Shares are tumbling, interest rates are at zero – what does it mean for you?
Smart Money: The four key things to watch for your finances
The picture in international markets is darkening: what does this mean for your household finances? Photograph: iStock
Your mortgage, your pension, your savings, your investments. The prospects for all these have changed significantly as the financial world appears to be turning upside down. Interest rates on many products are now zero, or negative, share prices have swung nervously and have been on a downward trend. So what do these big trends mean for your finances ?

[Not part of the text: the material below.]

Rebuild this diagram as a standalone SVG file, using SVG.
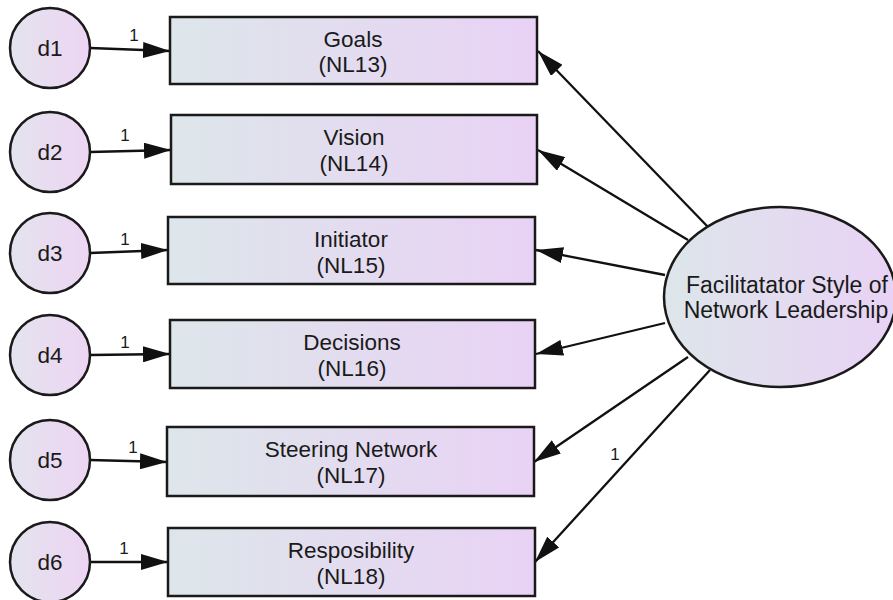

The economic crisis which hit in 2008 may be over but its after-effects linger on. During the crisis the world’s central banks cut interest rates to unprecedented lows to try to stave off a collapse into a cycle of low growth and even deflation – where prices fall. But since the crisis growth has been patchy, at best, across the industrialised world. And so interest rates have remained at rock-bottom levels. The US central bank -– the Fed – did manage to increase its key interest rates to close to 2.5 per cent. But this is just half the rate they peaked at in 2007 and because growth is slowing the Fed has now been forced to actually cut rates by 0.25 of a percentage point and there is talk of more to come. Meanwhile, the European Central Bank (ECB) has not been able to increase its base rate above zero and actually operates a negative rate for banks depositing overnight cash, meaning they pay the ECB. And now it, too, has said it will examine if it needs to reduce rates further and may do so in September.